The 2001-2002 season had been an ugly, exhilarating, frightening, intoxicating one of violent disorder as Millwall pushed for its first promotion to the Premiership. At the play-off semifinal against Birmingham City on May 2, everything came to a head. A riot was triggered, next to which the beatings, slashings and glassings of earlier in the season felt like child’s play.
Outside the ground, a car had been set alight. Its black smoke, thickened by bottles, stones and bricks, had turned grey under the beam of the police helicopter searchlight, enveloping the 800-strong mob that charged repeatedly beneath it like theatrical dry ice. Their target was a line of riot police, assembled to protect the victorious Birmingham fans, among them 200 of their notorious Zulu firm, who were as keen as us to get it on. Had they done so, there would have been fatalities. In 40 years of watching football, I had never experienced an atmosphere so sinister. Behind me, higher up on Ilderton Road, a second front was developing. The Old Bill began lashing out ferociously at us with extendable truncheons. One split open the bald head of a middle-aged man standing next to me. Blood streamed from the wound down his face, blinding him. Some backed off. I stood, shouting, “Stand Millwall! Stand!” our rallying cry in the face of all opposition. For 30 years I had sought out and enjoyed situations like this. I knew not to turn my back. Confrontation carried risks, but that was part of the buzz, the fizz of the adrenaline rush. And then there was the camaraderie; the drinking together beforehand, the story-telling after.
I was 12 when the bug first bit me, in 1971. Josie, a Chelsea fan, had stood me up on a date at the school gate, so I went to the game without her. It was Peter Bonetti’s testimonial against Standard Liege, nothing of consequence, but the famous Shed was out in force. Fireworks flew through the air. Some exploded in front of my face. Skinheads in pleated, white Ben Sherman shirts, two-tone tonic trousers, braces and Doc Martens cascaded down the terrace, singing:
“Knees up, Mother Brown! Knees up, Mother Brown!
Under the table you must go
E-I-E-I-E-I-O!
If I catch you bending, I’ll saw your legs right off!
Oh aye, what a rotten song!
What a rotten singer too-oo-oo!”
Some fell and tumbled down the terraces, others were thrown out of the ground by unamused, moustachioed police officers. I loved the anarchy, the overturning of order, the thrill of latent danger. I was hooked. Even now, I can’t attend a match without wanting to experience that surge in the stomach, the visceral thrill I only find at football.
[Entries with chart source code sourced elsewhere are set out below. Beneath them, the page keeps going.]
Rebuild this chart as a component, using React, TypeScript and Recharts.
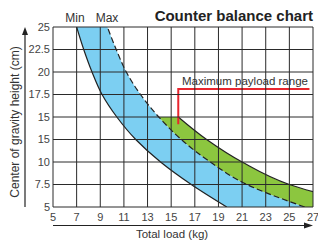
import React from 'react';
import { ComposedChart, Area, Line, XAxis, YAxis, CartesianGrid } from 'recharts';

// Center of gravity height (cm), ascending
const heights = [5, 7.5, 10, 12.5, 15, 17.5, 20, 22.5, 25];
// "Min" curve: total load (kg) at each height
const minLoad = [19.7, 16.7, 14.1, 12.0, 10.4, 9.15, 8.3, 7.6, 7.0];
// "Max" curve (dashed): total load (kg) at each height
const maxLoad = [26.3, 21.4, 18.3, 15.85, 13.95, 12.4, 11.2, 10.35, 9.6];
// Outer edge of the maximum payload (green) band
const outerHeights = [5, 7.5, 10, 12.5, 15];
const outerLoad = [32, 25.0, 21.0, 18.0, 15.6];
// Red "Maximum payload range" marker
const markerHeights = [14.2, 18.1, 18.1];
const markerLoads = [15.6, 15.6, 26.7];

const xTicks = [5, 7, 9, 11, 13, 15, 17, 19, 21, 23, 25, 27];
const yTicks = [5, 7.5, 10, 12.5, 15, 17.5, 20, 22.5, 25];
const yTickLabels = ['5', '7.5', '10', '15', '15', '17.5', '20', '22.5', '25'];

const blueRows = heights.map((h, i) => ({
  h,
  band: [minLoad[i], maxLoad[i]],
  min: minLoad[i],
  max: maxLoad[i],
}));

const greenRows = outerHeights.map((h, i) => {
  const j = heights.indexOf(h);
  return { h, band: [maxLoad[j], outerLoad[i]], outer: outerLoad[i] };
});

const markerRows = markerHeights.map((h, i) => ({ h, load: markerLoads[i] }));

const FONT = '"Liberation Sans", Arial, Helvetica, sans-serif';

export default function App() {
  return (
    <div style={{ position: 'absolute', left: 0, top: 0, width: 318, height: 240, fontFamily: FONT, background: '#fff' }}>
      <ComposedChart
        width={318}
        height={240}
        layout="vertical"
        margin={{ top: 27, right: 5, bottom: 13, left: 0 }}
      >
        <XAxis
          type="number"
          domain={[5, 27]}
          ticks={xTicks}
          allowDataOverflow
          axisLine={false}
          tickLine={false}
          tickSize={4}
          tickMargin={2}
          height={20}
          interval={0}
          tick={{ fontSize: 11, fill: '#444', fontFamily: FONT }}
        />
        <YAxis
          type="number"
          dataKey="h"
          domain={[5, 25]}
          ticks={yTicks}
          reversed
          allowDataOverflow
          axisLine={false}
          tickLine={false}
          tickSize={3}
          tickMargin={0}
          width={53}
          interval={0}
          tickFormatter={(v: number) => yTickLabels[yTicks.indexOf(v)] ?? String(v)}
          tick={{ fontSize: 11, fill: '#444', fontFamily: FONT }}
        />
        <Area
          data={blueRows}
          dataKey="band"
          type="monotone"
          fill="#7ccff2"
          fillOpacity={1}
          stroke="none"
          isAnimationActive={false}
          activeDot={false}
        />
        <Area
          data={greenRows}
          dataKey="band"
          type="monotone"
          fill="#8cc63f"
          fillOpacity={1}
          stroke="none"
          isAnimationActive={false}
          activeDot={false}
        />
        <CartesianGrid stroke="#2a2a2a" strokeWidth={1} fill="none" zIndex={450} />
        <Line
          data={blueRows}
          dataKey="min"
          type="monotone"
          stroke="#222"
          strokeWidth={1.2}
          dot={false}
          activeDot={false}
          isAnimationActive={false}
        />
        <Line
          data={blueRows}
          dataKey="max"
          type="monotone"
          stroke="#222"
          strokeWidth={1.2}
          strokeDasharray="6 3"
          dot={false}
          activeDot={false}
          isAnimationActive={false}
        />
        <Line
          data={greenRows}
          dataKey="outer"
          type="monotone"
          stroke="#222"
          strokeWidth={1.2}
          dot={false}
          activeDot={false}
          isAnimationActive={false}
        />
        <Line
          data={markerRows}
          dataKey="load"
          type="linear"
          stroke="#e8262f"
          strokeWidth={2}
          dot={false}
          activeDot={false}
          isAnimationActive={false}
        />
      </ComposedChart>
      <svg
        width={318}
        height={240}
        style={{ position: 'absolute', left: 0, top: 0, pointerEvents: 'none' }}
      >
        <text x={313} y={21} textAnchor="end" fontSize={15} fontWeight="bold" fill="#222" fontFamily={FONT}>
          Counter balance chart
        </text>
        <text x={75} y={22} textAnchor="middle" fontSize={12} fill="#333" fontFamily={FONT}>Min</text>
        <text x={107} y={22} textAnchor="middle" fontSize={12} fill="#333" fontFamily={FONT}>Max</text>
        <text x={182} y={85} fontSize={11.5} fill="#333" fontFamily={FONT}>Maximum payload range</text>
        {/* y axis arrow */}
        <line x1={25} y1={34} x2={25} y2={207} stroke="#222" strokeWidth={1.2} />
        <path d="M25,27 L22,35 L28,35 Z" fill="#222" />
        {/* x axis arrow */}
        <line x1={53} y1={225.5} x2={305} y2={225.5} stroke="#222" strokeWidth={1.2} />
        <path d="M313,225.5 L304,222.5 L304,228.5 Z" fill="#222" />
        <text x={172} y={237.5} textAnchor="middle" fontSize={11.5} fill="#333" fontFamily={FONT}>Total load (kg)</text>
        <text
          x={0}
          y={0}
          transform="translate(19,122) rotate(-90)"
          textAnchor="middle"
          fontSize={12}
          fill="#333"
          fontFamily={FONT}
        >
          Center of gravity height (cm)
        </text>
      </svg>
    </div>
  );
}
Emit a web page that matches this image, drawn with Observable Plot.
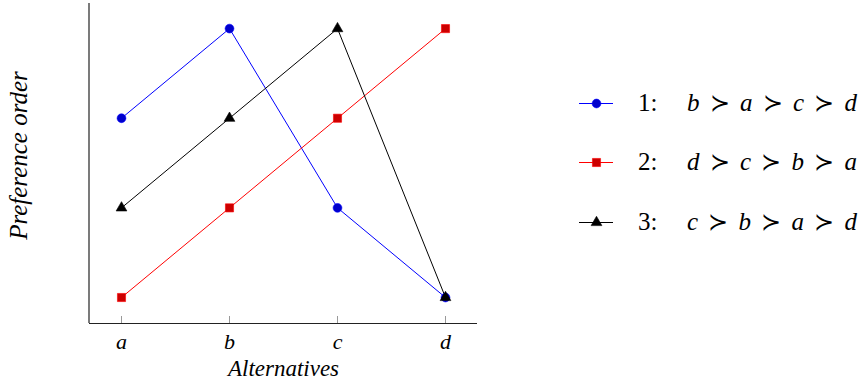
<!DOCTYPE html>
<html><head><meta charset="utf-8">
<script src="https://cdn.jsdelivr.net/npm/d3@7"></script>
<script src="https://cdn.jsdelivr.net/npm/@observablehq/plot@0.6"></script>
<style>
body{margin:0;background:#fff;}
#wrap{position:relative;width:859px;height:388px;font-family:"Liberation Serif",serif;color:#000;}
#wrap > svg{position:absolute;left:0;top:0;}
#wrap > svg text{font-family:"Liberation Serif",serif !important;}
.row{position:absolute;left:578px;height:30px;width:281px;font-size:25px;}
.row svg{position:absolute;left:0;top:0;}
.row .num{position:absolute;left:60px;top:0;line-height:30px;}
.row .ord{position:absolute;left:109px;top:0;width:170px;line-height:30px;white-space:nowrap;display:flex;justify-content:space-between;}
.row .ord i{font-style:italic;}
.row .ord .rel{font-size:24px;}
</style></head><body><div id="wrap"></div>
<script>
// ---- data ----
const alternatives = ["a", "b", "c", "d"];
const seriesNames = ["1", "2", "3"];
const series1 = [3, 4, 2, 1];
const series2 = [1, 2, 3, 4];
const series3 = [2, 3, 4, 1];
const orders = [["b","a","c","d"], ["d","c","b","a"], ["c","b","a","d"]];
const xLabel = "Alternatives";
const yLabel = "Preference order";

// ---- styles ----
const FONT = "Liberation Serif";
const styles = [
  {line: "#0000ff", fill: "#0000cc", symbol: "circle", r: 4.4},
  {line: "#ff0000", fill: "#cc0000", symbol: "square", r: 4.6},
  {line: "#000000", fill: "#000000", symbol: "triangle", r: 4.0}
];
const ranks = [series1, series2, series3];
const tables = ranks.map((vals, i) => alternatives.map((a, j) => ({series: seriesNames[i], alt: a, rank: vals[j]})));

const yMin = 0.71, yMax = 4.28;

const marks = [
  Plot.ruleY([yMin], {stroke: "#222", strokeWidth: 1.2}),
  (index, scales, values, dims) => {
    const l = document.createElementNS("http://www.w3.org/2000/svg", "line");
    l.setAttribute("x1", dims.marginLeft); l.setAttribute("x2", dims.marginLeft);
    l.setAttribute("y1", dims.marginTop); l.setAttribute("y2", dims.height - dims.marginBottom);
    l.setAttribute("stroke", "#222"); l.setAttribute("stroke-width", 1.2);
    return l;
  },
  Plot.axisX({tickSize: -7, tickPadding: 17, fontSize: 22, fontStyle: "italic", fontFamily: FONT, stroke: "#999", label: null}),
  Plot.text([xLabel], {frameAnchor: "bottom", dy: 52, fontSize: 23, fontStyle: "italic", fontFamily: FONT}),
  Plot.text([yLabel], {frameAnchor: "left", textAnchor: "middle", dx: -71, dy: -8, rotate: -90, fontSize: 25, fontStyle: "italic", fontFamily: FONT})
];
tables.forEach((t, i) => {
  const s = styles[i];
  marks.push(Plot.line(t, {x: "alt", y: "rank", stroke: s.line, strokeWidth: 1}));
});
tables.forEach((t, i) => {
  const s = styles[i];
  marks.push(Plot.dot(t, {x: "alt", y: "rank", symbol: s.symbol, r: s.r, fill: s.fill, stroke: s.line, strokeWidth: 0.6}));
});

const chart = Plot.plot({
  width: 859, height: 388,
  marginLeft: 89, marginRight: 382, marginTop: 3, marginBottom: 65,
  style: {background: "transparent", fontFamily: FONT},
  x: {type: "point", domain: alternatives, padding: 0.29, axis: null},
  y: {domain: [yMin, yMax], axis: null},
  marks
});
const wrap = document.getElementById("wrap");
wrap.appendChild(chart);

// ---- legend ----
const rowCenters = [103, 162, 222];
seriesNames.forEach((name, i) => {
  const s = styles[i];
  const row = document.createElement("div");
  row.className = "row";
  row.style.top = (rowCenters[i] - 15) + "px";
  const leg = Plot.plot({
    width: 40, height: 30, margin: 0,
    x: {domain: [0, 1], axis: null}, y: {domain: [0, 1], axis: null},
    marks: [
      Plot.ruleY([0.5], {x1: 0.025, x2: 0.875, stroke: s.line, strokeWidth: 1}),
      Plot.dot([0.45], {x: d => d, y: 0.5, symbol: s.symbol, r: s.r, fill: s.fill, stroke: s.line, strokeWidth: 0.6})
    ]
  });
  row.appendChild(leg);
  const num = document.createElement("span");
  num.className = "num"; num.textContent = name + ":";
  row.appendChild(num);
  const ord = document.createElement("span");
  ord.className = "ord";
  orders[i].forEach((a, k) => {
    if (k > 0) { const r = document.createElement("span"); r.className = "rel"; r.textContent = "≻"; ord.appendChild(r); }
    const it = document.createElement("i"); it.textContent = a; ord.appendChild(it);
  });
  row.appendChild(ord);
  wrap.appendChild(row);
});
</script></body></html>
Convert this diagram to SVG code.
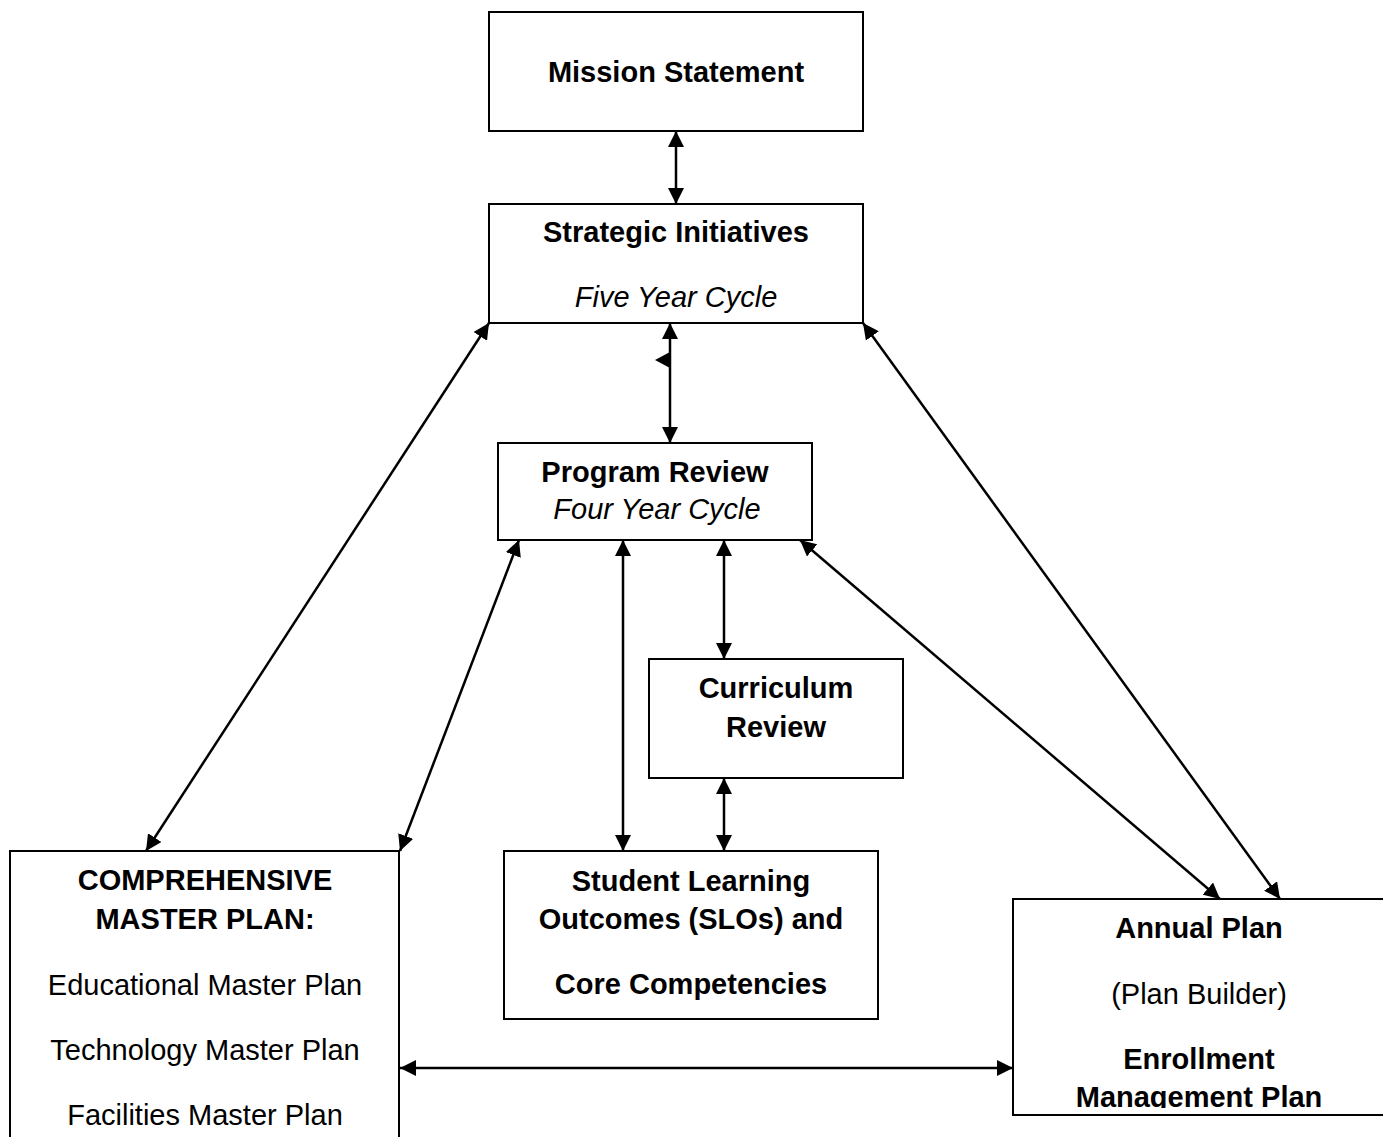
<svg xmlns="http://www.w3.org/2000/svg" width="1383" height="1137" viewBox="0 0 1383 1137">
<style>
.box{fill:#fff;stroke:#000;stroke-width:2}
text{font-family:"Liberation Sans",Arial,sans-serif;font-size:29px;fill:#000;text-anchor:middle}
.b{font-weight:bold}
.i{font-style:italic}
.c{stroke:#000;stroke-width:2.5;fill:none;marker-start:url(#ah);marker-end:url(#ah)}
</style>
<defs>
<marker id="ah" viewBox="0 0 16 16" refX="16" refY="8" markerWidth="16" markerHeight="16" markerUnits="userSpaceOnUse" orient="auto-start-reverse">
<path d="M0,0 L16,8 L0,16 z" fill="#000"/>
</marker>
<clipPath id="clipAnnual"><rect x="1013" y="899" width="380" height="209"/></clipPath>
</defs>
<rect width="1383" height="1137" fill="#fff"/>
<g id="mission">
<rect class="box" x="489" y="12" width="374" height="119"/>
<text class="b" x="676" y="82">Mission Statement</text>
</g>
<g id="strategic">
<rect class="box" x="489" y="204" width="374" height="119"/>
<text class="b" x="676" y="242">Strategic Initiatives</text>
<text class="i" x="676" y="307">Five Year Cycle</text>
</g>
<g id="program">
<rect class="box" x="498" y="443" width="314" height="97"/>
<text class="b" x="655" y="482">Program Review</text>
<text class="i" x="657" y="519">Four Year Cycle</text>
</g>
<g id="curriculum">
<rect class="box" x="649" y="659" width="254" height="119"/>
<text class="b" x="776" y="698">Curriculum</text>
<text class="b" x="776" y="737">Review</text>
</g>
<g id="slo">
<rect class="box" x="504" y="851" width="374" height="168"/>
<text class="b" x="691" y="891">Student Learning</text>
<text class="b" x="691" y="929">Outcomes (SLOs) and</text>
<text class="b" x="691" y="994">Core Competencies</text>
</g>
<g id="comprehensive">
<rect class="box" x="10" y="851" width="389" height="300"/>
<text class="b" x="205" y="890">COMPREHENSIVE</text>
<text class="b" x="205" y="929">MASTER PLAN:</text>
<text x="205" y="995">Educational Master Plan</text>
<text x="205" y="1060">Technology Master Plan</text>
<text x="205" y="1125">Facilities Master Plan</text>
</g>
<g id="annual">
<rect class="box" x="1013" y="899" width="380" height="216"/>
<g clip-path="url(#clipAnnual)">
<text class="b" x="1199" y="938">Annual Plan</text>
<text x="1199" y="1004">(Plan Builder)</text>
<text class="b" x="1199" y="1069">Enrollment</text>
<text class="b" x="1199" y="1107">Management Plan</text>
</g>
</g>
<g id="connectors">
<line class="c" x1="676" y1="131" x2="676" y2="204"/>
<line class="c" x1="670" y1="323" x2="670" y2="443"/>
<path d="M670,352 L670,368 L655,360 z" fill="#000"/>
<line class="c" x1="724" y1="540" x2="724" y2="659"/>
<line class="c" x1="724" y1="778" x2="724" y2="851"/>
<line class="c" x1="623" y1="540" x2="623" y2="851"/>
<line class="c" x1="489" y1="323" x2="146" y2="851"/>
<line class="c" x1="519" y1="540" x2="400" y2="851"/>
<line class="c" x1="863" y1="323" x2="1280" y2="899"/>
<line class="c" x1="800" y1="540" x2="1220" y2="899"/>
<line class="c" x1="400" y1="1068" x2="1013" y2="1068"/>
</g>
</svg>
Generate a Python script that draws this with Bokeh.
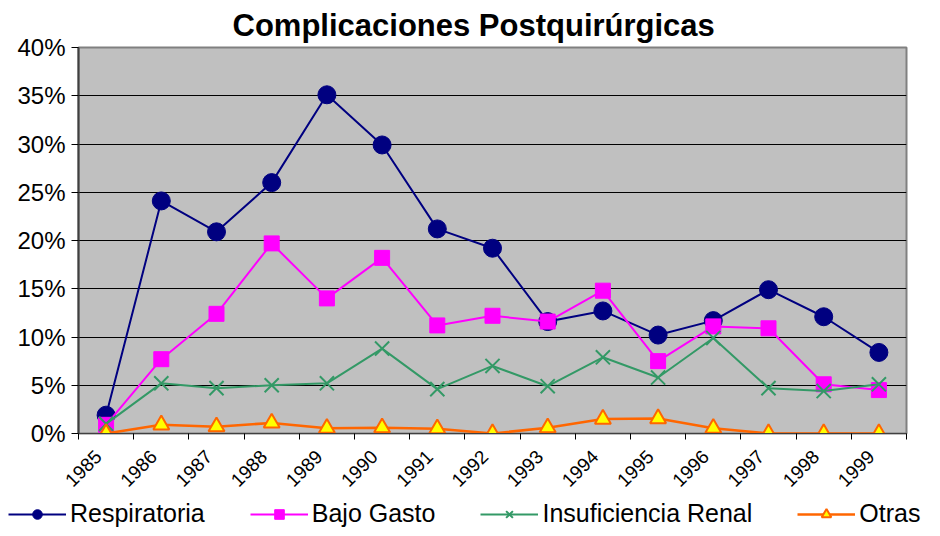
import math
from bokeh.plotting import figure
from bokeh.layouts import column
from bokeh.models import (Range1d, FixedTicker, PrintfTickFormatter, Legend, LegendItem, Title,
                          CustomJSTickFormatter)
from bokeh.embed import file_html
from bokeh.resources import INLINE

years = list(range(1985, 2000))
respiratoria = [1.9, 24.1, 20.9, 26.0, 35.1, 29.9, 21.2, 19.2, 11.6, 12.7, 10.2, 11.7, 14.9, 12.1, 8.4]
bajo_gasto = [0.9, 7.7, 12.4, 19.7, 14.0, 18.2, 11.2, 12.2, 11.6, 14.8, 7.5, 11.1, 10.9, 5.1, 4.5]
insuf_renal = [1.0, 5.2, 4.7, 5.0, 5.2, 8.8, 4.6, 7.0, 4.9, 7.9, 5.8, 9.9, 4.7, 4.4, 5.1]
otras = [0.0, 0.9, 0.7, 1.1, 0.55, 0.6, 0.5, 0.0, 0.6, 1.5, 1.55, 0.55, 0.0, 0.0, 0.0]
y_ticks = [0, 5, 10, 15, 20, 25, 30, 35, 40]
series_names = ["Respiratoria", "Bajo Gasto", "Insuficiencia Renal", "Otras"]

FONT = "Liberation Sans"

styles = [
    dict(line_color="#000080", line_width=2, marker="circle", size=18,
         fill_color="#000080", mline="#000080", mwidth=1),
    dict(line_color="#FF00FF", line_width=2, marker="square", size=15,
         fill_color="#FF00FF", mline="#FF00FF", mwidth=1),
    dict(line_color="#339966", line_width=2, marker="x", size=20,
         fill_color=None, mline="#339966", mwidth=2),
    dict(line_color="#FF6600", line_width=2.5, marker="triangle", size=16,
         fill_color="#FFFF00", mline="#FF6600", mwidth=2),
]
all_series = [respiratoria, bajo_gasto, insuf_renal, otras]

p = figure(width=924, height=495, output_backend="svg", toolbar_location=None,
           x_range=Range1d(years[0] - 0.5, years[-1] + 0.5), y_range=Range1d(0, 40),
           min_border_left=78, min_border_right=18, min_border_top=42, min_border_bottom=62)
p.frame_align = False

p.title = Title(text="Complicaciones Postquirúrgicas", align="left", offset=154,
                text_font=FONT, text_font_size="31px", text_font_style="bold",
                text_color="black", standoff=10)

p.background_fill_color = "#C0C0C0"
p.border_fill_color = "white"
p.outline_line_color = "#808080"
p.outline_line_width = 2

p.xgrid.grid_line_color = None
p.ygrid.grid_line_color = "black"
p.ygrid.grid_line_width = 1

# y axis
p.yaxis.ticker = FixedTicker(ticks=y_ticks)
p.yaxis.formatter = PrintfTickFormatter(format="%d%%")
p.yaxis.major_label_text_font = FONT
p.yaxis.major_label_text_font_size = "24px"
p.yaxis.major_label_text_color = "black"
p.yaxis.axis_line_color = "#404040"
p.yaxis.axis_line_width = 2
p.yaxis.major_tick_line_color = "black"
p.yaxis.major_tick_out = 7
p.yaxis.major_tick_in = 0
p.yaxis.minor_tick_line_color = None
p.yaxis.major_label_standoff = 6

# x axis: labels at the year positions (nudged slightly left, like the original), tick marks between years
boundaries = [y - 0.5 for y in years] + [years[-1] + 0.5]
p.xaxis.ticker = FixedTicker(ticks=[y - 0.14 for y in years], minor_ticks=boundaries)
p.xaxis.formatter = CustomJSTickFormatter(code="return String(Math.round(tick));")
p.xaxis.major_label_orientation = math.pi / 4
p.xaxis.major_label_text_font = FONT
p.xaxis.major_label_text_font_size = "19px"
p.xaxis.major_label_text_color = "black"
p.xaxis.major_tick_line_color = None
p.xaxis.minor_tick_line_color = "black"
p.xaxis.minor_tick_out = 6
p.xaxis.minor_tick_in = 0
p.xaxis.axis_line_color = "#404040"
p.xaxis.axis_line_width = 1
p.xaxis.major_label_standoff = 14

for vals, st in zip(all_series, styles):
    p.line(years, vals, line_color=st["line_color"], line_width=st["line_width"])
    p.scatter(years, vals, marker=st["marker"], size=st["size"], fill_color=st["fill_color"],
              line_color=st["mline"], line_width=st["mwidth"])

# legend strip (separate figure, same styles, no visible data)
lg = figure(width=924, height=40, output_backend="svg", toolbar_location=None,
            x_range=Range1d(0, 1), y_range=Range1d(0, 1),
            min_border=0, min_border_left=0, min_border_right=0,
            min_border_top=0, min_border_bottom=0, margin=(-7, 0, -8, 0))
lg.frame_align = False
lg.axis.visible = False
lg.grid.visible = False
lg.outline_line_color = None
lg.background_fill_alpha = 0
lg.border_fill_alpha = 0

items = []
for name, st in zip(series_names, styles):
    r1 = lg.line([float("nan")], [float("nan")], line_color=st["line_color"], line_width=st["line_width"])
    r2 = lg.scatter([float("nan")], [float("nan")], marker=st["marker"], size=st["size"] - 2,
                    fill_color=st["fill_color"], line_color=st["mline"], line_width=st["mwidth"])
    items.append(LegendItem(label=name, renderers=[r1, r2]))

legend = Legend(items=items, orientation="horizontal", location=(8, 0),
                label_text_font=FONT, label_text_font_size="25px", label_text_color="black",
                glyph_width=58, glyph_height=24, label_standoff=4, spacing=45,
                padding=0, margin=0, border_line_color=None, background_fill_alpha=0)
lg.add_layout(legend, "center")

layout = column(p, lg, spacing=0)
open("out.html", "w").write(file_html(layout, INLINE))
That night against Birmingham was later classified as the worst mainland crowd disturbance in the UK since the poll tax riot of 1990. One-hundred and fifty-seven police were injured, 26 police horses wounded and over 80 Millwall fans arrested, many later sent to prison. After taking such a battering, the police then went on a mission to bring as many of those involved as possible to justice.
The Times of London wanted to include me in a feature on middle-class people with dangerous pursuits, complete with a picture of me standing outside the Millwall ground. I refused. It was too risky. Next season, in common with most of my Millwall mates, I didn’t attend any games. Membership registration had been made obligatory for entry, and the police continued a witch hunt that lasted well over a year. My long association with football hooligan culture had come to an end. A few years later, so did my marriage. My wife divorced me on the grounds that I was a football thug.
Today in the UK, CCTV, all-seater stadia, intense policing and over-the-top court sentences have almost eradicated the phenomenon. Other countries have become infected with “the English disease”, but a World Cup held in Russia, which also involved England, Poland and Germany, has just ended with barely a punch thrown. Russian hooligans went out to cause trouble at the 2016 European competition in France, apparently at the behest of the state. They even trained for the occasion and refrained from drinking before they fought. When their government told them to behave at the World Cup, they obeyed. Football violence, as I knew it, was an ecstatic, Bacchic threat to order, but, at least in Russia, it seems to have become a sober servant to the state, turning the very raison d’etre of football hooliganism on its head. What used to be a working-class game fuelled by passion, where arguments were settled with fists instead of sophistry, has become an anodyne, overpriced, safe spectacle for the middle class. But it was fun while it lasted.
Mark Glanville is a classical singer and writer, and the son of noted football writer and novelist Brian Glanville.